Le livre est sous-titré :  "Les dessous d'une politique de la terreur" et c'est fort juste. On pourrait également le résumer par : " Vérités et légendes sur la secte des Assassins". 

Une phrase

  • "Si tout n'est pas faux dans les allégations du Vénitien (Marco Polo), beaucoup de ce qu'il rapporte tient de l'invention et de la manipulation". (P. 24) 

  • A l'époque de Hasan II (1162-1166) : "Le résultat de la Proclamation (de la Grande Résurrection) de Hasan II fut paradoxal. L'ismaélisme avait deux imams en même temps : l'un, fatimide, au Caire, l'autre nizârite à Alamût. Cette situation ne fut toutefois guère pérenne, la dynastie des Fatimides allant être balayée dès 1171 par Saladin le sunnite, fondateur de la dynastie des Ayyoubides". (p. 131) 

  • "Dans le cas des Nizârites, on peut avancer sans crainte qu'Hasan Sabbah et Sinân définirent une méthode de guerre particulière dans la mesure où ils n'avaient pas les troupes en nombre suffisant pour affronter leurs adversaires, les Seldjoukides sunnites qui avaient envahi l'Iran, leur pays, puis les Croisés. Les Fidâwis apprirent en conséquence la plus rude des disciplines, faite de dévotion au chef et de sacrifice à la "cause"- ce qui est une composante de tous les chiismes musulmans- ainsi que les techniques de la dissimulation et de l'infiltration au coeur des systèmes ennemis, les mieux gardés en théorie. Il leur était aussi demandé de perpétrer leurs actes au milieu de la foule, devant une église ou une mosquée afin que l'assassinat d'un potentat servît d'exemple à tous.  (p. 190) 

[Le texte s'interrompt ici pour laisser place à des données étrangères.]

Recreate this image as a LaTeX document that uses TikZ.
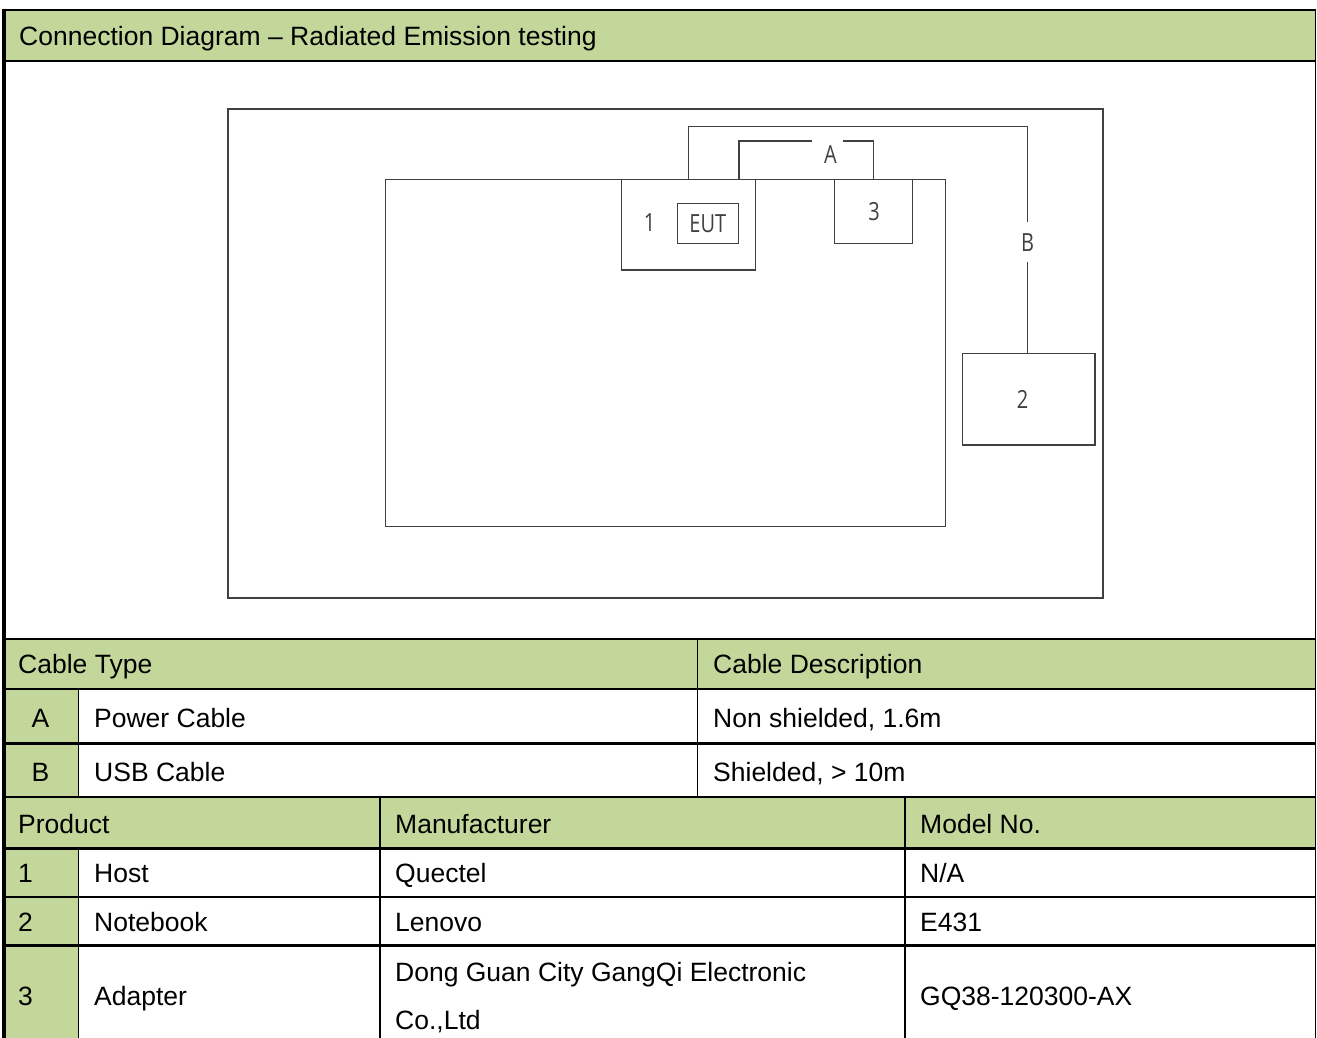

  • "La tradition des imams se poursuivit dans la clandestinité d'abord, ouvertement ensuite... Le message (d'Alamût) et son "idéologie", si tant est que ce terme corresponde à l'oeuvre des Ismaéliens de l'époque, étaient tous deux tournés vers l'idée d'un islam serein, tolérant et libéral, très influencé par le zoroastrisme, religion ancestrale des Iraniens... " (p. 192) 

L'auteur

Yves Bomati, historien des religions, docteur ès lettres et sciences humaines, diplômé de l'Ecole pratique des Hautes Etudes, a publié cinq ouvrages consacrés à la Perse et à l'Iran dont quatre avec comme co-auteur Houchang Nahavandi  :   Shah Abbas, empereur de Perse, 1587-1629, éd. Perrin, 1998, éd. en anglais, 2017 ; Mohammad Reza Pahlavi, le dernier shah, 1919-1980, éd. Perrin, 2013 ; éd. Tempus 2019, éd. en persan 2014 ; Les grandes figures de l’Iran, éd. Perrin, 2015 ;  Iran, Une histoire de 4 000 ans, éd. Perrin, 2019, éd. en chinois 2021. Son ouvrage L'Âge d'or de la Perse - L'épopée des Safavides :1501 - 1722 est paru chez Perrin en 2023. La presse et les magazines font souvent appel à ses connaissances sur l'Iran, notamment le dossier du Point sur la Perse (Mani, père du manichéisme ; ou  Le grand affrontement avec les sunnites).